Q: given two search engines, what are the relative sizes of their indexes?
A: question is imprecise, because:
- a search engine can return web pages whose contents it has not (fully or even partially) indexed.
- search engines generally index only the first few thousand words in a web page
- a search engine is aware of a page p that is linked to by pages it has indexed, but has not indexed p itself
- Search engines generally organize their indexes in various tiers and partitions, not all of which are examined on every search.

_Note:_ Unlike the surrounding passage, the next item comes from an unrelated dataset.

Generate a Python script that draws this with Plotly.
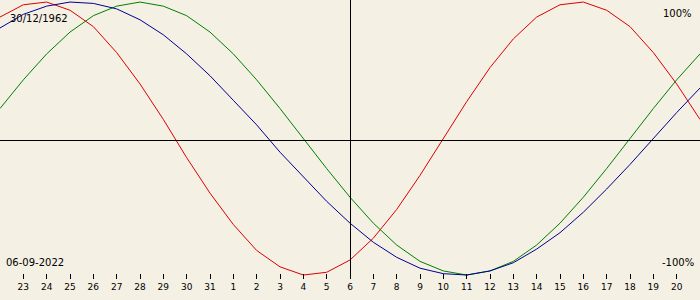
import plotly.graph_objects as go

# Day labels, Aug 22 .. Sep 21 (2022)
day_labels = [22, 23, 24, 25, 26, 27, 28, 29, 30, 31,
              1, 2, 3, 4, 5, 6, 7, 8, 9, 10,
              11, 12, 13, 14, 15, 16, 17, 18, 19, 20, 21]
# values in percent
physical = [89, 98, 100, 94, 82, 63, 40, 14, -14, -40, -63, -82, -94, -100, -98, -89,
            -73, -52, -27, 0, 27, 52, 73, 89, 98, 100, 94, 82, 63, 40, 14]
emotional = [22, 43, 62, 78, 90, 97, 100, 97, 90, 78, 62, 43, 22, 0, -22, -43,
             -62, -78, -90, -97, -100, -97, -90, -78, -62, -43, -22, 0, 22, 43, 62]
intellectual = [81, 91, 97, 100, 99, 95, 87, 76, 62, 46, 28, 10, -10, -28, -46, -62,
                -76, -87, -95, -99, -100, -97, -91, -81, -69, -54, -37, -19, 0, 19, 37]
birth_text = "30/12/1962"
date_text = "06-09-2022"
today_label = 6

xs = list(range(-1, len(day_labels) - 1))
today_x = xs[day_labels.index(today_label)]
tick_vals = xs[1:-1]
tick_text = [str(d) for d in day_labels[1:-1]]

fig = go.Figure()
for vals, col in [(physical, "#dd0000"), (emotional, "#008000"), (intellectual, "#000090")]:
    fig.add_trace(go.Scatter(x=xs, y=vals, mode="lines",
                             line=dict(color=col, width=1), hoverinfo="skip"))

# axis cross lines (offset half a pixel for crisp rendering)
px_per_day = 30 / 700
fig.add_shape(type="line", xref="paper", yref="paper", x0=0, x1=1,
              y0=1 - 140.5 / 300, y1=1 - 140.5 / 300,
              line=dict(color="black", width=1))
fig.add_shape(type="line", xref="x", yref="paper",
              x0=today_x + 0.5 * px_per_day, x1=today_x + 0.5 * px_per_day,
              y0=(300 - 279) / 300, y1=1, line=dict(color="black", width=1))

font = "DejaVu Sans, Verdana, sans-serif"
ann = [
    dict(text=birth_text, x=8 / 700, y=1 - 18 / 300, xanchor="left", yanchor="middle"),
    dict(text="100%", x=694 / 700, y=1 - 13 / 300, xanchor="right", yanchor="middle"),
    dict(text=date_text, x=4 / 700, y=1 - 262 / 300, xanchor="left", yanchor="middle"),
    dict(text="-100%", x=696 / 700, y=1 - 262 / 300, xanchor="right", yanchor="middle"),
]
for a in ann:
    fig.add_annotation(xref="paper", yref="paper", showarrow=False,
                       font=dict(family=font, size=10, color="black"), **a)

fig.update_layout(
    width=700, height=300,
    margin=dict(l=0, r=0, t=0, b=0),
    paper_bgcolor="#f4f0e4", plot_bgcolor="rgba(0,0,0,0)",
    showlegend=False,
    xaxis=dict(range=[-1, 29], anchor="free", position=(300 - 273) / 300,
               tickvals=tick_vals, ticktext=tick_text, ticks="outside", ticklen=5,
               tickcolor="black", tickwidth=1, showgrid=False, zeroline=False,
               showline=False, tickfont=dict(family=font, size=9, color="black")),
    yaxis=dict(range=[-118.3, 101.5], domain=[0, 1], visible=False, showgrid=False),
)
fig.write_html("out.html")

- a web page deep inside a website may be indexed but not retrieved on general web searches; it is however retrieved as a result on a site-specific search
In spite of these issues, a number of techniques have been devised for crude estimates of the ratio of the index sizes of two search engines, E1 and E2:
underlying hypothesis: (far from true!)
- there is a finite size for the Web from which each search engine chooses a subset
- each engine chooses an independent, uniformly chosen subset
capture-recapture method
pick a random page from the index of E1 and test whether it is in E2’s index and symmetrically, test whether a random page from E2 is in E1.
These experiments give us fractions x and y such that a fraction x of the pages in E1 are in E2, while a fraction y of the pages in E2 are in E1 and we have: x|E1| ≈ y|E2|
unbiased sampling:
(if we have access to neither E1 nor E2 index)
generate a random page from the entire (idealized, finite)Web
- Random searches: Begin with a search log of web searches; send a random search from this log to E1 and a random page from the results.
- Since such logs are not widely available outside a search engine, one implementation is to trap all search queries going out of a work group (say scientists in a research center) that agrees to have all its searches logged.
- issues: (i) the bias from the types of searches made by the work group (ii) a random document from the results of such a random search to E1 is not the same as a random document from E1.
- Since such logs are not widely available outside a search engine, one implementation is to trap all search queries going out of a work group (say scientists in a research center) that agrees to have all its searches logged.
- Random IP addresses: generate random IP addresses and send a request to a web server residing at the random address, collecting all pages at that server.
- biases: (i) many hosts might share one IP (virtual hosting) (ii) not accept http requests
- Random walks: run a random walk starting at an arbitrary web page andThis walk would converge to a steady state distribution.
- It works if the web graph were a strongly connected directed graph and it’s not!
- time it takes to settle into steady state is unknown
- Random queries: pick a page (almost) uniformly at random from a search engine’s index by posing a random query to it.
- create query:
- amassing a sample web dictionary
- by crawling a limited portion of the Web
- by crawling a manually-assembled representative subset of the Web
- conjunctive query with two or more randomly chosen words from this dictionary
- amassing a sample web dictionary
- process:
- use a random conjunctive query on E1 and pick from the top 100 returned results a page p at random.
- test p for presence in E2 by choosing 6-8 low-frequency terms in p and using them in a conjunctive query for E2.
- issues:
- Our sample is biased towards longer documents
- Picking from the top 100 results of E1 induces a bias from the ranking algorithm of E1. Picking from all the results of E1 makes the experiment slower.
- During the checking phase, a number of additional biases are introduced: for instance, E2 may not handle 8-word conjunctive queries properly.
- Either E1 or E2 may refuse to respond to the test queries, treating them as robotic spam rather than as bona fide queries.
- There could be operational problems like connection time-outs.
- create query:
- Document random walk sampling: a document is chosen by a random walk on a virtual graph derived from documents
- nodes are documents; two documents are connected by an edge if they share two or more words in common.
- The graph is never instantiated; rather, a random walk on it can be performed by moving from a document d to another by picking a pair of keywords in d, running a query on a search engine and picking a random document from the results.
Simplest approach to detecting duplicates:
For each web page, compute a fingerprint that is a succinct (say 64-bit) digest of the characters on that page, whenever the fingerprints of two web pages are equal, we test whether the pages themselves are equal.
issue: near duplication
Given a positive integer k and a sequence of terms in a document d, define the k-shingles of d to be the set of all consecutive sequences of k terms in d.
→ two documents are near duplicates if the sets of shingles generated from them are nearly the same
Method: We compute Jaccard coefficient - |S(d1) ∩ S(d2)|/|S(d1) ∪ S(d2)| - for the set of shingles of two documents. if it exceeds a preset threshold, we declare them near duplicates.
How to do efficiently?
We map every shingle into a hash value over a large space.